Nearly 200 nations have gathered at the annual UN climate summit in Baku, focused this year on raising hundreds of billions of dollars to fund a global transition to cleaner energy sources and limit the climate damage caused by carbon emissions.

But on the day of the summit designed to bring together world leaders and generate political momentum for the marathon negotiations, many of the leading players were not present to hear Guterres' message. After victory for Donald Trump, a climate change denier, in the US presidential election, President Joe Biden will not attend. Chinese President Xi Jinping has sent a deputy and European Commission President Ursula von der Leyen is not attending because of political developments in Brussels.

"On climate finance, the world must pay up, or humanity will pay the price," Guterres said in a speech. "The sound you hear is the ticking clock. We are in the final countdown to limit global temperature rise to 1.5 degrees Celsius and time is not on our side."
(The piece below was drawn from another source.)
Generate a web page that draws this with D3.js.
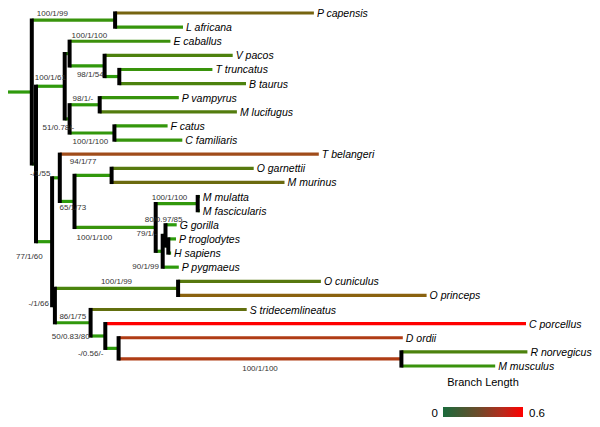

This year is set to be the hottest on record. Scientists say evidence shows global warming and its impacts are unfolding faster than expected and the world may already have hit 1.5 degree Celsius (2.7 F) of warming above the average pre-industrial temperature - a critical threshold beyond which it is at risk of irreversible and extreme climate change.

As COP29 began, unusual east coast US wildfires that triggered air quality warnings for New York continued to grow. In Spain, survivors are coming to terms with the worst floods in the country's modern history and the Spanish government has announced billions of euros for reconstruction.